[Rows from a dataset of charts and code]
____________
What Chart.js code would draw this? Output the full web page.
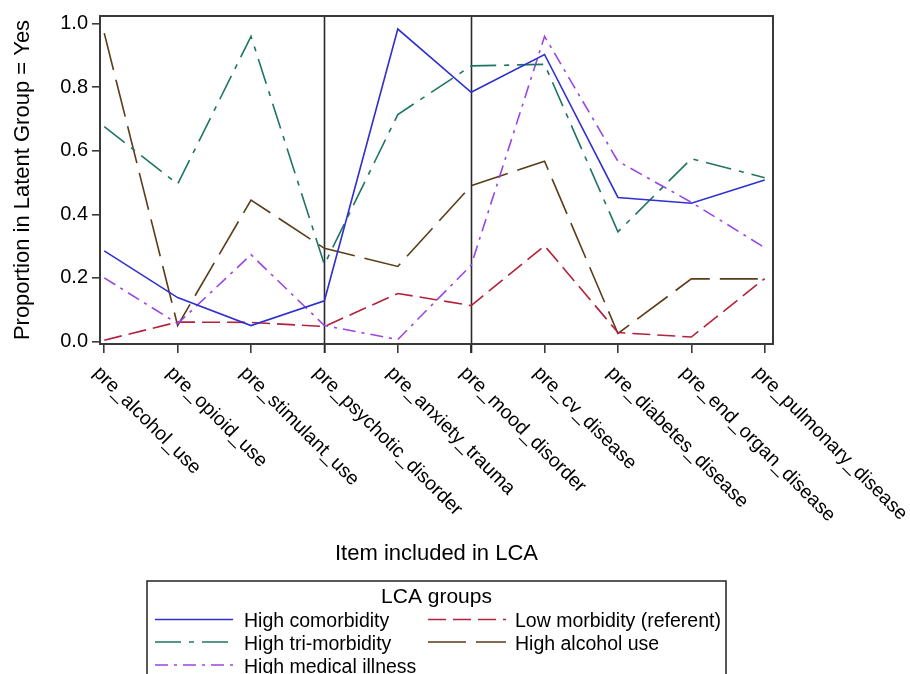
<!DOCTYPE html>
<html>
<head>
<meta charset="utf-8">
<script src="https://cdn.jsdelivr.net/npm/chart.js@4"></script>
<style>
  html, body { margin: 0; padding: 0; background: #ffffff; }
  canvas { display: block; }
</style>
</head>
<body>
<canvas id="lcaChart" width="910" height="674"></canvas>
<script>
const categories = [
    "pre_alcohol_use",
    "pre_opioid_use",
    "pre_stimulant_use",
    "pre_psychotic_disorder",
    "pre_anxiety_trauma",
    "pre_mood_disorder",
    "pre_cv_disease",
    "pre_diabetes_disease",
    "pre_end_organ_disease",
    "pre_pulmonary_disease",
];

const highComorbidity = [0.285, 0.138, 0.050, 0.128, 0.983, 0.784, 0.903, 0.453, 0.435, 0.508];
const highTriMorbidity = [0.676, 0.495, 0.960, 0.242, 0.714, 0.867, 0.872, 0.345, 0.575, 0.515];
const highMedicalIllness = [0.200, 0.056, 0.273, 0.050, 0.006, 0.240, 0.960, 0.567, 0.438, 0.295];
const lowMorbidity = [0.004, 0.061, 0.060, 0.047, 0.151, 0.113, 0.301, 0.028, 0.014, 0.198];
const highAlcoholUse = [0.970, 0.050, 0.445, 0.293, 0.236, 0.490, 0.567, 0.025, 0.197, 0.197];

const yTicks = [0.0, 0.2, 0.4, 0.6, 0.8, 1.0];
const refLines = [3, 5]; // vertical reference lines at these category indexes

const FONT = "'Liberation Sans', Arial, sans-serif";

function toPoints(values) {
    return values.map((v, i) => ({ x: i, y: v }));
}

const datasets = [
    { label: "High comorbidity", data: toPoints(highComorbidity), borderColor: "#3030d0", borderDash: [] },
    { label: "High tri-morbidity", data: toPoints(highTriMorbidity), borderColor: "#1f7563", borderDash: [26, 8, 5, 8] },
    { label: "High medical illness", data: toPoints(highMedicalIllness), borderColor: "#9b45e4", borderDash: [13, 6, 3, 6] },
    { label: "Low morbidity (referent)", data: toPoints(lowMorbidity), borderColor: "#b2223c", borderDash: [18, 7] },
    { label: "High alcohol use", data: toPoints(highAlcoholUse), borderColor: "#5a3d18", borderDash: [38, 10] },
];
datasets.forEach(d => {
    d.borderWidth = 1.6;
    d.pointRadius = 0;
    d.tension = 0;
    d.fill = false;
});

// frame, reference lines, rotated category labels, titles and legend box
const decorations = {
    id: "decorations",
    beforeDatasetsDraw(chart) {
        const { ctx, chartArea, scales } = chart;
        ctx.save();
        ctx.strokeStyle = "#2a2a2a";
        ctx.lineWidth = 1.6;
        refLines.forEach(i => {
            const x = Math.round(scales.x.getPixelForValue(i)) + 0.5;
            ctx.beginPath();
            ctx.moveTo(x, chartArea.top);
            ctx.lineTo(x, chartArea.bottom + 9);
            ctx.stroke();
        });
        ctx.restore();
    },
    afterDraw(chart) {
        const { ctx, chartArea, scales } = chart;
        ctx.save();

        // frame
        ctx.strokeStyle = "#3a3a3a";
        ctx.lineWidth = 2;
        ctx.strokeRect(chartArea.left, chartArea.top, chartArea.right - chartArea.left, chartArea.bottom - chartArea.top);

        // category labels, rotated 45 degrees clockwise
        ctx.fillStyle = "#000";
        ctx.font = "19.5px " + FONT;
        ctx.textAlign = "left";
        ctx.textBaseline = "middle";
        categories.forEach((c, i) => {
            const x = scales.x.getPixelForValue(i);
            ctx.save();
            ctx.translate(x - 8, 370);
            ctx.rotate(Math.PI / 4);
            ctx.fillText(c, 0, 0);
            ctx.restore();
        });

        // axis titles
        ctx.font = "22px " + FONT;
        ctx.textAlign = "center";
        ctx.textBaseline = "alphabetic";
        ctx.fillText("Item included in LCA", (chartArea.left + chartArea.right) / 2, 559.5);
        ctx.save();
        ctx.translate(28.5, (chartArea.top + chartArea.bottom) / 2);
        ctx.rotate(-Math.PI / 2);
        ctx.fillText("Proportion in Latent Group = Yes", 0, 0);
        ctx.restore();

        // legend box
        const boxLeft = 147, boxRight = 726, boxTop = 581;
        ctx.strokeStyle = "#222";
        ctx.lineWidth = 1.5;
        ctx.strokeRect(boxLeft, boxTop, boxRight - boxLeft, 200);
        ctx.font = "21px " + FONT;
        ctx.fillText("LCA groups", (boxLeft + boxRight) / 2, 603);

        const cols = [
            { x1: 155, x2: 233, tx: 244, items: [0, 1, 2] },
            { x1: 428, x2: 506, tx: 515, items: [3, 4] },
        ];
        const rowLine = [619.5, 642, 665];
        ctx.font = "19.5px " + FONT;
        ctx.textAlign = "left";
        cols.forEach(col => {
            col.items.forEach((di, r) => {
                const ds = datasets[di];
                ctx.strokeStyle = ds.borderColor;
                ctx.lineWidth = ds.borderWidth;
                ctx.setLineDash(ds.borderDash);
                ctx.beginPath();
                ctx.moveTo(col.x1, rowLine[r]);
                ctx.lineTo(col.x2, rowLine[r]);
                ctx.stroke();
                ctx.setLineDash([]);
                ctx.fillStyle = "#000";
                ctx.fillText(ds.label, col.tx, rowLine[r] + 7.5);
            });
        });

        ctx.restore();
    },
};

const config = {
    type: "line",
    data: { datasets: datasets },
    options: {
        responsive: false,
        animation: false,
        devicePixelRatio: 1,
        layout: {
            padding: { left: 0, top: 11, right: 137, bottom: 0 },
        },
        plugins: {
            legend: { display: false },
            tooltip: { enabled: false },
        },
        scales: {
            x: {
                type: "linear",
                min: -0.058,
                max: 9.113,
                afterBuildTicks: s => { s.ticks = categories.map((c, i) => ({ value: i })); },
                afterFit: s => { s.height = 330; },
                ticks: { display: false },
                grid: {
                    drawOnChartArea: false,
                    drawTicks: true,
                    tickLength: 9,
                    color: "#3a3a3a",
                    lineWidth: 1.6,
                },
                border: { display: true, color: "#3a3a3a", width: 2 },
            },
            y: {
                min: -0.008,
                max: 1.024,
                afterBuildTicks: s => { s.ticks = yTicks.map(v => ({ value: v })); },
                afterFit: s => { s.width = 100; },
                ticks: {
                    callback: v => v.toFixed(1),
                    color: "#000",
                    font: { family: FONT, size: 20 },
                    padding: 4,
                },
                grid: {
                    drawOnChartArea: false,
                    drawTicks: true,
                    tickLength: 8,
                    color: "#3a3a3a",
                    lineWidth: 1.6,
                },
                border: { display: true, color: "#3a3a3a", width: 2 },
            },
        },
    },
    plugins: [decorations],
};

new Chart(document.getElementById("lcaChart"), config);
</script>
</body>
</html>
____________
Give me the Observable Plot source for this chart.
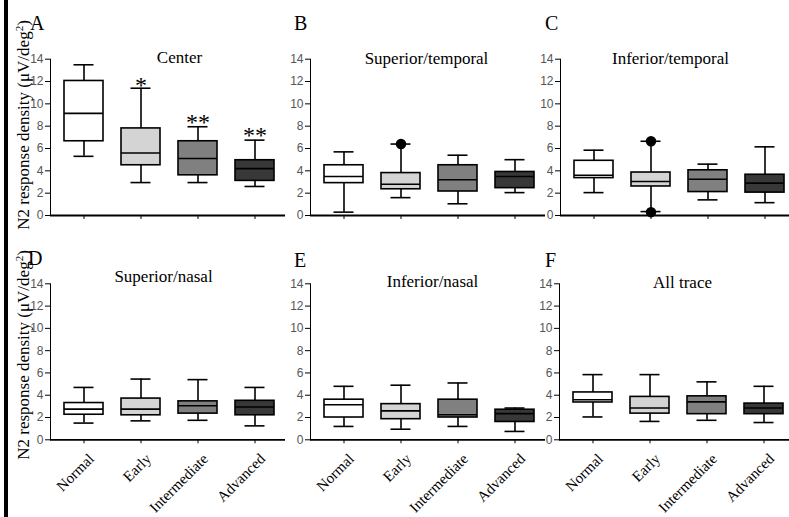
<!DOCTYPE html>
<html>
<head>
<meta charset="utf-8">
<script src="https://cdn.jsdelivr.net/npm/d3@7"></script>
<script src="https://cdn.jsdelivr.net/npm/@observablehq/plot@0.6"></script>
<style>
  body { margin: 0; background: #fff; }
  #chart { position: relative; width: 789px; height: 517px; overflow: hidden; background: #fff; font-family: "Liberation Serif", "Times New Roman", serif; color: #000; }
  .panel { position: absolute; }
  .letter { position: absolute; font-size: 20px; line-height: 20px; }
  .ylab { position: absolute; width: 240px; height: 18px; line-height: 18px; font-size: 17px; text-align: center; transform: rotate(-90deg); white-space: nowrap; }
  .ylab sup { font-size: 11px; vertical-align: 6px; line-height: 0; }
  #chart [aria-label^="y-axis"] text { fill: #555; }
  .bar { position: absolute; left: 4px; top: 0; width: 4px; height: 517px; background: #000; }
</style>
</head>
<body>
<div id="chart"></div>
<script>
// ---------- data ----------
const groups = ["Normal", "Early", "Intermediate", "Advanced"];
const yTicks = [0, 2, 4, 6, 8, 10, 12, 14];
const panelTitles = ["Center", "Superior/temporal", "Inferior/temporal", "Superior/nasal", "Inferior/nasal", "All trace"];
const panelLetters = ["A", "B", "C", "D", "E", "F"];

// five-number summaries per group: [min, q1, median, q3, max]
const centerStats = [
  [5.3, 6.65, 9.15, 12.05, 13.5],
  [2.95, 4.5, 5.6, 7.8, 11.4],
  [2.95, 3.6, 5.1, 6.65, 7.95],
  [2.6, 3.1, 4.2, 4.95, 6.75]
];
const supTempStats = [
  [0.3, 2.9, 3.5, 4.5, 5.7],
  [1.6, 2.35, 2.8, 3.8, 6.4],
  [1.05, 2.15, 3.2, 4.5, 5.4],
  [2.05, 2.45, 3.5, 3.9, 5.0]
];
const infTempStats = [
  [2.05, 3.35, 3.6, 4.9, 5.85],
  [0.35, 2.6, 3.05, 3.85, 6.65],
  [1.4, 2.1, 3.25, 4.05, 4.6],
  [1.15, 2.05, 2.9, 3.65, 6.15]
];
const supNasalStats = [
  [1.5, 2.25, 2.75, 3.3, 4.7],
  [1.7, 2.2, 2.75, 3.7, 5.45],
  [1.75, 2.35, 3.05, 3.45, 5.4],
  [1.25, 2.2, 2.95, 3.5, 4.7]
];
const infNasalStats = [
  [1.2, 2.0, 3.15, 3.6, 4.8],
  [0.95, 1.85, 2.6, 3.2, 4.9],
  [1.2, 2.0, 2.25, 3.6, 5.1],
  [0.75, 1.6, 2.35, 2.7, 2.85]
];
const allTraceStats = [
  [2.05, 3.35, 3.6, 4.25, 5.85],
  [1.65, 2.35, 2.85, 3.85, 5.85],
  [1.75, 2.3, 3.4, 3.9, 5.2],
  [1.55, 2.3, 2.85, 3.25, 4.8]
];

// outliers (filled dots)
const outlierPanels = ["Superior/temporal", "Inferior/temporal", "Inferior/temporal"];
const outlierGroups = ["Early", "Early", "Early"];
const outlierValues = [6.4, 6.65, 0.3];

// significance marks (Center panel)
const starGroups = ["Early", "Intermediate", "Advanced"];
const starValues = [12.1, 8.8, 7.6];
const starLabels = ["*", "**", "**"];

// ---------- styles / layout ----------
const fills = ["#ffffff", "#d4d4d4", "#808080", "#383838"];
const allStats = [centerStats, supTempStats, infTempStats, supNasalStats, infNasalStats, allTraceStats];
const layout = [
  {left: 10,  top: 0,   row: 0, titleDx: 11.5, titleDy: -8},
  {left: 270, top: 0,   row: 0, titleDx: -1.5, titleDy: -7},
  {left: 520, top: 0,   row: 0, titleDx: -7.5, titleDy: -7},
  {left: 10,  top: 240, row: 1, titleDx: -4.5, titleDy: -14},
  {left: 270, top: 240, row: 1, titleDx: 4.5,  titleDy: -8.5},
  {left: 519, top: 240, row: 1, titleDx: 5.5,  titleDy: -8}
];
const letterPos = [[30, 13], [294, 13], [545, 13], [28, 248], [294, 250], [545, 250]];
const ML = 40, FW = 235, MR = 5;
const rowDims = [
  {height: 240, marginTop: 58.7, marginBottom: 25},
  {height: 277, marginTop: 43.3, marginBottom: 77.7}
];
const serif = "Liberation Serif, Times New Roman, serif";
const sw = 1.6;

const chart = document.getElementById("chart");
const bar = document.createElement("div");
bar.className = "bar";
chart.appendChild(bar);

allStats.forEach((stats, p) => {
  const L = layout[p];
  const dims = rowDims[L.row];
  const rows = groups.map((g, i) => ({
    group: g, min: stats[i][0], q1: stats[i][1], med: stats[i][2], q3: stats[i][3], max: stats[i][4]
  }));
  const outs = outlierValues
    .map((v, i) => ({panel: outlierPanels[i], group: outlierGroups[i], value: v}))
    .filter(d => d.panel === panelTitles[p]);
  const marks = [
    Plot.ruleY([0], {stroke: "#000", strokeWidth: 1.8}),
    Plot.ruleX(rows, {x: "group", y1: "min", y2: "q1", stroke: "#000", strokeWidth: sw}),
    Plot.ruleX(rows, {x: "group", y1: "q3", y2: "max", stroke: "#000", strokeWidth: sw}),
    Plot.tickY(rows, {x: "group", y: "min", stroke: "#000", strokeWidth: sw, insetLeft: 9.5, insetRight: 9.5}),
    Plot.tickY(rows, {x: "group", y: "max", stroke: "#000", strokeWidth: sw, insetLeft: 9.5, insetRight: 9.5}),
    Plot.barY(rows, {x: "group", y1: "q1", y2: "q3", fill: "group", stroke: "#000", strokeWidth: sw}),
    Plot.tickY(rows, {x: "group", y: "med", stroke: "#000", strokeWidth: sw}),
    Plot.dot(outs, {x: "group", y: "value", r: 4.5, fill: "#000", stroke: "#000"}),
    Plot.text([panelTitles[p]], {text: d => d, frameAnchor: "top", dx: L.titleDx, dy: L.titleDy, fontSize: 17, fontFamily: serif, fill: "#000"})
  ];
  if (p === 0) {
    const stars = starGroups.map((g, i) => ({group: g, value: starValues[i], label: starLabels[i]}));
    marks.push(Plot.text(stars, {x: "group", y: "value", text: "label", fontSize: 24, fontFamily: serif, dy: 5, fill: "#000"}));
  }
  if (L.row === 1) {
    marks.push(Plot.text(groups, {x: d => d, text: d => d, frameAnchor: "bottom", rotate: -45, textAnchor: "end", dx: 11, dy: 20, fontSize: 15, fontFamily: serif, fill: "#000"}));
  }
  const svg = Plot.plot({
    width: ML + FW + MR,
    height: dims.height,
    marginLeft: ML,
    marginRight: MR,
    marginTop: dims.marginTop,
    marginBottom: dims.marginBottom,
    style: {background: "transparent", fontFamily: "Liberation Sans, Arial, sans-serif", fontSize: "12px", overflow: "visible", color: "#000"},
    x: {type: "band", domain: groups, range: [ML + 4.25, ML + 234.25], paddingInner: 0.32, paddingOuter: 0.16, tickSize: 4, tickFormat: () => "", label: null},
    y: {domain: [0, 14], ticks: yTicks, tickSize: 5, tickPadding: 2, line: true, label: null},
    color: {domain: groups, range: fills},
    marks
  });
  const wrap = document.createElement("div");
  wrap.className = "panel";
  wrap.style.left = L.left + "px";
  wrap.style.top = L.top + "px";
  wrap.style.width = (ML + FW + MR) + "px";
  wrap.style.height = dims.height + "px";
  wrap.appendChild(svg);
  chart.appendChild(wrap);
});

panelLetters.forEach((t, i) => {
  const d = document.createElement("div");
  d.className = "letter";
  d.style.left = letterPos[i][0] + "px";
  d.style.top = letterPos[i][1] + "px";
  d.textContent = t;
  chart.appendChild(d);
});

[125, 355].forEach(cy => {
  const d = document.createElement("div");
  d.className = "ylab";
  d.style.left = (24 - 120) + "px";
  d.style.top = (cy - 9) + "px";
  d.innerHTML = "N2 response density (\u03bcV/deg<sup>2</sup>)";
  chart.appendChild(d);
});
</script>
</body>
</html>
____________
### Work required
Scan the material for lines with the word "this", and copy each line you find.

### Exercise response
What Chart.js code would draw this? Output the full web page.
Give me the Observable Plot source for this chart.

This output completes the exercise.